As used herein, the phrase “based on” shall not be construed as a reference to a closed set of information, one or more conditions, one or more factors, or the like. In other words, the phrase “based on A” (where “A” may be information, a condition, a factor, or the like) shall be construed as “based at least on A” unless specifically recited differently.

The following aspects are illustrative only and may be combined with other aspects or teachings described herein, without limitation.
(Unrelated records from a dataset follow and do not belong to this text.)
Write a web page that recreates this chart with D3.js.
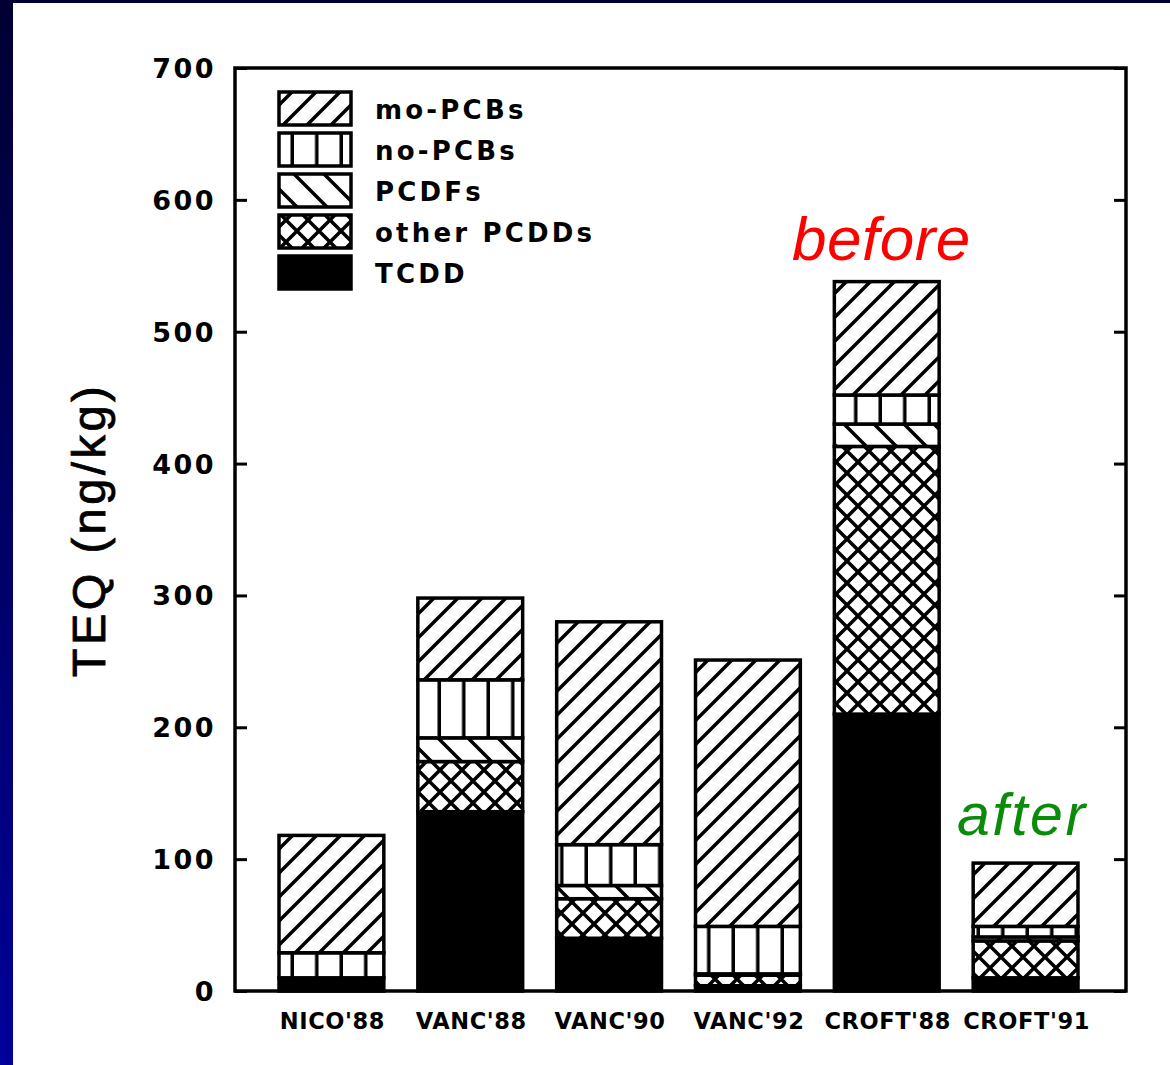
<!DOCTYPE html>
<html>
<head>
<meta charset="utf-8">
<script src="https://cdn.jsdelivr.net/npm/d3@7"></script>
<style>
  html, body { margin: 0; padding: 0; background: #fff; }
  svg { display: block; }
</style>
</head>
<body>
<svg id="chart" width="1170" height="1065"></svg>
<script>
// ---- data ----
const categories = ["NICO'88", "VANC'88", "VANC'90", "VANC'92", "CROFT'88", "CROFT'91"];
const seriesNames = ["TCDD", "other PCDDs", "PCDFs", "no-PCBs", "mo-PCBs"];
const TCDD       = [10, 136, 40, 4, 210, 10];
const otherPCDDs = [0, 38, 30, 8, 203, 28];
const PCDFs      = [0, 18, 10, 1, 17, 3];
const noPCBs     = [19, 44, 31, 36, 22, 8];
const moPCBs     = [89, 62, 169, 202, 86, 48];
const yTicks     = [0, 100, 200, 300, 400, 500, 600, 700];
const legendOrder = ["mo-PCBs", "no-PCBs", "PCDFs", "other PCDDs", "TCDD"];

(function () {
const seriesValues = [TCDD, otherPCDDs, PCDFs, noPCBs, moPCBs];
const table = categories.map((c, i) => {
  const row = { cat: c };
  seriesNames.forEach((s, j) => row[s] = seriesValues[j][i]);
  return row;
});

const svg = d3.select("#chart");
const defs = svg.append("defs");

// background frame gradient
const grad = defs.append("linearGradient").attr("id", "bg").attr("x1", 0).attr("y1", 0).attr("x2", 0).attr("y2", 1);
grad.append("stop").attr("offset", "0%").attr("stop-color", "#000033");
grad.append("stop").attr("offset", "100%").attr("stop-color", "#00009a");
svg.append("rect").attr("width", 1170).attr("height", 1065).attr("fill", "url(#bg)");
svg.append("rect").attr("x", 13).attr("y", 3).attr("width", 1157).attr("height", 1062).attr("fill", "#fff");

// patterns
function pat(id, size, draw) {
  const p = defs.append("pattern").attr("id", id).attr("patternUnits", "userSpaceOnUse")
    .attr("width", size).attr("height", size);
  p.append("rect").attr("width", size).attr("height", size).attr("fill", "#fff");
  draw(p, size);
}
const sw = 3.5;
pat("p-mo", 24, (p, s) => {
  p.append("path").attr("d", `M0,${s} L${s},0 M${-s/2},${s/2} L${s/2},${-s/2} M${s/2},${s*1.5} L${s*1.5},${s/2}`)
    .attr("stroke", "#000").attr("stroke-width", sw);
});
pat("p-no", 24.5, (p, s) => {
  p.append("path").attr("d", `M${s-1.5},0 V${s}`).attr("stroke", "#000").attr("stroke-width", sw + 0.5);
});
pat("p-pcdf", 30, (p, s) => {
  p.append("path").attr("d", `M0,0 L${s},${s} M${-s/2},${s/2} L${s/2},${s*1.5} M${s/2},${-s/2} L${s*1.5},${s/2}`)
    .attr("stroke", "#000").attr("stroke-width", sw);
});
pat("p-pcdd", 22, (p, s) => {
  p.append("path").attr("d", `M0,0 L${s},${s} M0,${s} L${s},0`)
    .attr("stroke", "#000").attr("stroke-width", sw);
});
const fills = {
  "mo-PCBs": "url(#p-mo)",
  "no-PCBs": "url(#p-no)",
  "PCDFs": "url(#p-pcdf)",
  "other PCDDs": "url(#p-pcdd)",
  "TCDD": "#000"
};

// scales
const pL = 235, pR = 1126, pT = 68, pB = 991;
const x = d3.scaleBand().domain(categories).range([262, 1095]).paddingInner(0.245).paddingOuter(0.1225);
const y = d3.scaleLinear().domain([0, 700]).range([pB, pT]);

// bars
const stacked = d3.stack().keys(seriesNames)(table);
const g = svg.append("g");
stacked.forEach(layer => {
  g.selectAll(null).data(layer.filter(d => d[1] - d[0] > 0)).join("rect")
    .attr("x", d => x(d.data.cat))
    .attr("y", d => y(d[1]))
    .attr("width", x.bandwidth())
    .attr("height", d => y(d[0]) - y(d[1]))
    .attr("fill", fills[layer.key])
    .attr("stroke", "#000")
    .attr("stroke-width", 3.5);
});

// frame / axes
const fontTick = "'DejaVu Sans', sans-serif";
const axL = svg.append("g").attr("transform", `translate(${pL},0)`)
  .call(d3.axisRight(y).tickValues(yTicks).tickSize(12).tickFormat(""));
const axR = svg.append("g").attr("transform", `translate(${pR},0)`)
  .call(d3.axisLeft(y).tickValues(yTicks).tickSize(12).tickFormat(""));
[axL, axR].forEach(a => {
  a.select(".domain").remove();
  a.selectAll(".tick line").attr("stroke", "#000").attr("stroke-width", 3);
});
svg.append("rect").attr("x", pL).attr("y", pT).attr("width", pR - pL).attr("height", pB - pT)
  .attr("fill", "none").attr("stroke", "#000").attr("stroke-width", 3.5);

// y tick labels
svg.append("g").selectAll("text").data(yTicks).join("text")
  .attr("x", 216).attr("y", d => y(d) + 10)
  .attr("text-anchor", "end")
  .attr("font-family", fontTick).attr("font-weight", "bold").attr("font-size", 27)
  .attr("letter-spacing", 2.5)
  .text(d => d);

// x labels
svg.append("g").selectAll("text").data(categories).join("text")
  .attr("x", d => x(d) + x.bandwidth() / 2 + 1).attr("y", 1029)
  .attr("text-anchor", "middle")
  .attr("font-family", fontTick).attr("font-weight", "bold").attr("font-size", 22.5)
  .attr("letter-spacing", 0.6)
  .text(d => d);

// y title
svg.append("text")
  .attr("transform", "translate(105,530) rotate(-90)")
  .attr("text-anchor", "middle")
  .attr("font-family", "'Liberation Sans', Arial, sans-serif").attr("font-size", 47)
  .attr("letter-spacing", 3.5)
  .attr("stroke", "#000").attr("stroke-width", 0.8)
  .text("TEQ (ng/kg)");

// legend
const lg = svg.append("g");
legendOrder.forEach((name, i) => {
  const yy = 92 + i * 41;
  lg.append("rect").attr("x", 279).attr("y", yy).attr("width", 72).attr("height", 33)
    .attr("fill", fills[name]).attr("stroke", "#000").attr("stroke-width", 3.5);
  lg.append("text").attr("x", 375).attr("y", yy + 27)
    .attr("font-family", fontTick).attr("font-weight", "bold").attr("font-size", 26)
    .attr("letter-spacing", 3.2)
    .text(name);
});

// annotations
svg.append("text").attr("x", 792).attr("y", 260)
  .attr("font-family", "'Liberation Sans', Arial, sans-serif").attr("font-style", "italic")
  .attr("font-size", 62).attr("fill", "#ff0000").attr("letter-spacing", 0.5).text("before");
svg.append("text").attr("x", 957).attr("y", 835)
  .attr("font-family", "'Liberation Sans', Arial, sans-serif").attr("font-style", "italic")
  .attr("font-size", 59).attr("fill", "#0a8c0a").attr("letter-spacing", 2.5).text("after");
})();
</script>
</body>
</html>
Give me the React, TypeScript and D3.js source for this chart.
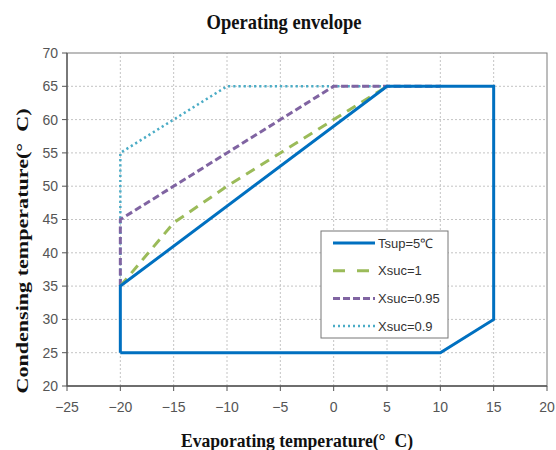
import React from "react";
import * as d3 from "d3";

const W = 556;
const H = 450;

const xTicks = [-25, -20, -15, -10, -5, 0, 5, 10, 15, 20];
const yTicks = [20, 25, 30, 35, 40, 45, 50, 55, 60, 65, 70];

// Evaporating / condensing temperature pairs per curve
const tsupX = [-20, 10, 15, 15, 5, -20, -20];
const tsupY = [25, 25, 30, 65, 65, 35, 25];

const xsuc1X = [-20, -15, -10, -5, 0, 5];
const xsuc1Y = [35, 44.5, 50, 55, 60, 65];

const xsuc095X = [-20, -20, 0, 10];
const xsuc095Y = [35, 45, 65, 65];

const xsuc09X = [-20, -20, -10, 10];
const xsuc09Y = [35, 55, 65, 65];

const seriesNames = ["Tsup=5℃", "Xsuc=1", "Xsuc=0.95", "Xsuc=0.9"];

const margin = { left: 67, right: 9, top: 53, bottom: 64 };

const x = d3.scaleLinear().domain([-25, 20]).range([margin.left, W - margin.right]);
const y = d3.scaleLinear().domain([20, 70]).range([H - margin.bottom, margin.top]);

const line = d3
  .line<[number, number]>()
  .x((d) => x(d[0]))
  .y((d) => y(d[1]));

const zip = (xs: number[], ys: number[]): [number, number][] => xs.map((v, i) => [v, ys[i]]);

const styles = [
  { color: "#0070C0", width: 3, dash: "none", legendDash: "none" },
  { color: "#9BBB59", width: 3, dash: "10,7", legendDash: "12,12" },
  { color: "#8064A2", width: 3, dash: "7,3.5", legendDash: "7,3" },
  { color: "#4BACC6", width: 2.5, dash: "2.2,3", legendDash: "2,3" },
];

const seriesData = [
  zip(tsupX, tsupY),
  zip(xsuc1X, xsuc1Y),
  zip(xsuc095X, xsuc095Y),
  zip(xsuc09X, xsuc09Y),
];

export default function App() {
  const x0 = x(-25);
  const x1 = x(20);
  const y0 = y(20);
  const y1 = y(70);
  const tickFont = "'Liberation Sans', Arial, sans-serif";
  const serif = "'Liberation Serif', 'Times New Roman', serif";
  const legend = { x: 321, y: 231, w: 127, h: 107 };
  const drawOrder = [3, 2, 1, 0];
  return (
    <svg
      width={W}
      height={H}
      style={{ position: "absolute", left: 0, top: 0, background: "#fff" }}
    >
      <rect x={0} y={0} width={W} height={H} fill="#fff" />
      <text
        x={284}
        y={29}
        textAnchor="middle"
        fontFamily={serif}
        fontWeight="bold"
        fontSize={21}
        textLength={155}
        lengthAdjust="spacingAndGlyphs"
        fill="#111"
      >
        Operating envelope
      </text>

      {/* grid */}
      {xTicks.slice(1, -1).map((t) => (
        <line
          key={"gx" + t}
          x1={x(t)}
          x2={x(t)}
          y1={y0}
          y2={y1}
          stroke="#c4c4c4"
          strokeWidth={1}
          strokeDasharray="2,2"
        />
      ))}
      {yTicks.slice(1, -1).map((t) => (
        <line
          key={"gy" + t}
          x1={x0}
          x2={x1}
          y1={y(t)}
          y2={y(t)}
          stroke="#c4c4c4"
          strokeWidth={1}
          strokeDasharray="2,2"
        />
      ))}

      {/* frame and axes */}
      <rect x={x0} y={y1} width={x1 - x0} height={y0 - y1} fill="none" stroke="#7a7a7a" strokeWidth={1} />
      <line x1={x0} x2={x0} y1={y0} y2={y1} stroke="#555" strokeWidth={1.3} />
      <line x1={x0} x2={x1} y1={y0} y2={y0} stroke="#555" strokeWidth={1.3} />
      {yTicks.map((t) => (
        <g key={"ty" + t}>
          <line x1={x0 - 5} x2={x0} y1={y(t)} y2={y(t)} stroke="#555" strokeWidth={1} />
          <text
            x={x0 - 9}
            y={y(t)}
            dy="0.35em"
            textAnchor="end"
            fontFamily={tickFont}
            fontSize={14}
            fill="#555"
          >
            {t}
          </text>
        </g>
      ))}
      {xTicks.map((t) => (
        <g key={"tx" + t}>
          <line x1={x(t)} x2={x(t)} y1={y0} y2={y0 + 5} stroke="#555" strokeWidth={1} />
          <text
            x={x(t)}
            y={y0 + 26}
            textAnchor="middle"
            fontFamily={tickFont}
            fontSize={14}
            fill="#555"
          >
            {t < 0 ? "−" + Math.abs(t) : t}
          </text>
        </g>
      ))}

      {/* series */}
      {drawOrder.map((i) => (
        <path
          key={"s" + i}
          d={line(seriesData[i]) || ""}
          fill="none"
          stroke={styles[i].color}
          strokeWidth={styles[i].width}
          strokeDasharray={styles[i].dash}
          strokeLinejoin="miter"
        />
      ))}

      {/* legend */}
      <rect x={legend.x} y={legend.y} width={legend.w} height={legend.h} fill="#fff" stroke="#777" strokeWidth={1} />
      {seriesNames.map((name, i) => {
        const ly = legend.y + 12 + i * 27.7;
        return (
          <g key={"lg" + i}>
            <line
              x1={333}
              x2={375}
              y1={ly}
              y2={ly}
              stroke={styles[i].color}
              strokeWidth={styles[i].width}
              strokeDasharray={styles[i].legendDash}
            />
            <text x={378} y={ly} dy="0.36em" fontFamily={tickFont} fontSize={13} fill="#333">
              {name}
            </text>
          </g>
        );
      })}

      {/* axis titles */}
      <text
        x={297}
        y={447}
        textAnchor="middle"
        fontFamily={serif}
        fontWeight="bold"
        fontSize={18}
        textLength={232}
        lengthAdjust="spacingAndGlyphs"
        fill="#111"
      >
        {"Evaporating temperature(°\u00a0\u00a0C)"}
      </text>
      <text
        transform={`translate(28, 251) rotate(-90)`}
        textAnchor="middle"
        fontFamily={serif}
        fontWeight="bold"
        fontSize={17}
        textLength={285}
        lengthAdjust="spacingAndGlyphs"
        fill="#111"
      >
        {"Condensing temperature(°\u00a0\u00a0C)"}
      </text>
    </svg>
  );
}
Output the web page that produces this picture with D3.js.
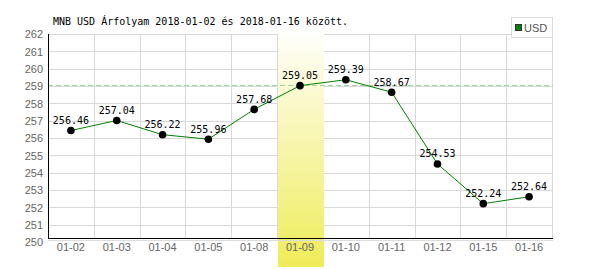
<!DOCTYPE html>
<html>
<head>
<meta charset="utf-8">
<script src="https://cdn.jsdelivr.net/npm/d3@7"></script>
<style>
  body{margin:0;background:#fff;}
  svg{display:block;}
</style>
</head>
<body>
<div id="chart"></div>
<script>
// data
const dates = ["01-02","01-03","01-04","01-05","01-08","01-09","01-10","01-11","01-12","01-15","01-16"];
const rates = [256.46, 257.04, 256.22, 255.96, 257.68, 259.05, 259.39, 258.67, 254.53, 252.24, 252.64];
const yTicks = [250,251,252,253,254,255,256,257,258,259,260,261,262];
const highlightDate = "01-09";
const refValue = 259.05;
const title = "MNB USD Árfolyam 2018-01-02 és 2018-01-16 között.";
const seriesName = "USD";

const width = 600, height = 270;
const plotLeft = 48, plotRight = 552, plotTop = 34, axisY = 238;

const svg = d3.select("#chart").append("svg")
    .attr("width", width)
    .attr("height", height);

const x = d3.scaleBand().domain(dates).range([plotLeft, plotRight]).padding(0);
// the original's x axis sits a few px above the 250 value
const y = d3.scaleLinear().domain([250, 262]).range([242.5, 34.5]);

const px = v => Math.round(v) + 0.5;

// gradient for the highlighted day
const grad = svg.append("defs").append("linearGradient")
    .attr("id", "hl").attr("x1", 0).attr("y1", 0).attr("x2", 0).attr("y2", 1);
grad.append("stop").attr("offset", "0%").attr("stop-color", "#ffffff");
grad.append("stop").attr("offset", "100%").attr("stop-color", "#efec58");

// grid
svg.append("g").selectAll("line")
    .data(yTicks.filter(d => d > 250))
    .join("line")
    .attr("x1", plotLeft).attr("x2", plotRight + 1)
    .attr("y1", d => px(y(d) - 0.5)).attr("y2", d => px(y(d) - 0.5))
    .attr("stroke", "#d9d9d9");

svg.append("g").selectAll("line")
    .data(dates)
    .join("line")
    .attr("x1", d => px(x(d) + x.bandwidth())).attr("x2", d => px(x(d) + x.bandwidth()))
    .attr("y1", plotTop).attr("y2", axisY)
    .attr("stroke", "#d9d9d9");

// highlight band
svg.append("rect")
    .attr("x", Math.round(x(highlightDate)) + 1)
    .attr("y", 28)
    .attr("width", Math.round(x.bandwidth()))
    .attr("height", height - 3 - 28)
    .attr("fill", "url(#hl)");

// reference line
svg.append("line")
    .attr("x1", plotLeft).attr("x2", plotRight + 1)
    .attr("y1", px(y(refValue) - 0.5)).attr("y2", px(y(refValue) - 0.5))
    .attr("stroke", "#9fd49a")
    .attr("stroke-dasharray", "5,3");

// axes
svg.append("line")
    .attr("x1", plotLeft + 0.5).attr("x2", plotLeft + 0.5)
    .attr("y1", plotTop).attr("y2", axisY + 1)
    .attr("stroke", "#000");
svg.append("line")
    .attr("x1", plotLeft).attr("x2", plotRight + 1)
    .attr("y1", axisY + 0.5).attr("y2", axisY + 0.5)
    .attr("stroke", "#000");
svg.append("line")
    .attr("x1", plotLeft).attr("x2", plotRight + 1)
    .attr("y1", axisY + 2.5).attr("y2", axisY + 2.5)
    .attr("stroke", "#dcdcdc");

// tick labels
svg.append("g").selectAll("text")
    .data(yTicks)
    .join("text")
    .attr("x", 43)
    .attr("y", d => y(d))
    .attr("dy", "0.36em")
    .attr("text-anchor", "end")
    .attr("font-family", "Liberation Sans, Arial, sans-serif")
    .attr("font-size", 11)
    .attr("fill", "#666")
    .text(d => d);

svg.append("g").selectAll("text")
    .data(dates)
    .join("text")
    .attr("x", d => x(d) + x.bandwidth() / 2)
    .attr("y", 251)
    .attr("text-anchor", "middle")
    .attr("font-family", "Liberation Sans, Arial, sans-serif")
    .attr("font-size", 11)
    .attr("fill", "#666")
    .text(d => d);

// series line
const line = d3.line()
    .x((d, i) => x(dates[i]) + x.bandwidth() / 2)
    .y(d => y(d));

svg.append("path")
    .datum(rates)
    .attr("d", line)
    .attr("fill", "none")
    .attr("stroke", "#008000")
    .attr("stroke-width", 1);

svg.append("g").selectAll("circle")
    .data(rates)
    .join("circle")
    .attr("cx", (d, i) => x(dates[i]) + x.bandwidth() / 2)
    .attr("cy", d => y(d))
    .attr("r", 3.8)
    .attr("fill", "#000");

svg.append("g").selectAll("text")
    .data(rates)
    .join("text")
    .attr("x", (d, i) => x(dates[i]) + x.bandwidth() / 2)
    .attr("y", d => y(d) - 6.5)
    .attr("text-anchor", "middle")
    .attr("font-family", "DejaVu Sans Mono, monospace")
    .attr("font-size", 10)
    .attr("fill", "#000")
    .text(d => d.toFixed(2));

// title
svg.append("text")
    .attr("x", 53)
    .attr("y", 25)
    .attr("font-family", "DejaVu Sans Mono, monospace")
    .attr("font-size", 10)
    .attr("fill", "#000")
    .text(title);

// legend
const lg = svg.append("g");
lg.append("rect")
    .attr("x", 511.5).attr("y", 17.5)
    .attr("width", 41).attr("height", 20)
    .attr("fill", "#fff")
    .attr("stroke", "#dcdcdc");
lg.append("rect")
    .attr("x", 515.5).attr("y", 24.5)
    .attr("width", 6).attr("height", 6)
    .attr("fill", "#008000")
    .attr("stroke", "#333");
lg.append("text")
    .attr("x", 524)
    .attr("y", 31.5)
    .attr("font-family", "Liberation Sans Narrow, Liberation Sans, sans-serif")
    .attr("font-size", 11)
    .attr("fill", "#555")
    .text(seriesName);
</script>
</body>
</html>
Aspect 1 is a method of wireless communication at a UE. The method includes transmitting a first request for turning on on-demand synchronization signal block (OD-SSB) of a candidate network energy saving (NES) cell, wherein the first request comprises location information of the UE that is in a radio resource control (RRC) idle or inactive state; and communicating with the candidate NES cell or an anchor cell for the candidate NES cell based on an availability of the candidate NES cell.

Aspect 2 is the method of aspect 1, wherein transmitting the first request for turning on the OD-SSB of the candidate NES cell includes transmitting, to the anchor cell, via a random access channel (RACH) message, the first request for turning on the OD-SSB of the candidate NES cell.

Aspect 3 is the method of any of aspects 1 to 2, where the method further includes receiving, from the anchor cell, a first indication for transmitting the first request, wherein the first indication is based on one of: a reference signal received power (RSRP) of a signal received at the anchor cell being smaller than an RSRP threshold, or a reference signal received quality (RSRQ) of the signal received at the anchor cell being smaller than an RSRQ threshold, and wherein transmitting the first request for turning on the OD-SSB of the candidate NES cell includes transmitting, in response to the first indication, the first request for turning on the OD-SSB of the candidate NES cell.

Aspect 4 is the method of aspect 3, where the method further includes receiving, in a system information block (SIB) or a random access response (RAR), a threshold indication for at least one of the RSRP threshold or the RSRQ threshold.

Aspect 5 is the method of aspect 3, wherein the RSRP threshold or the RSRQ threshold is associated with a synchronization signal block (SSB) of the candidate NES cell.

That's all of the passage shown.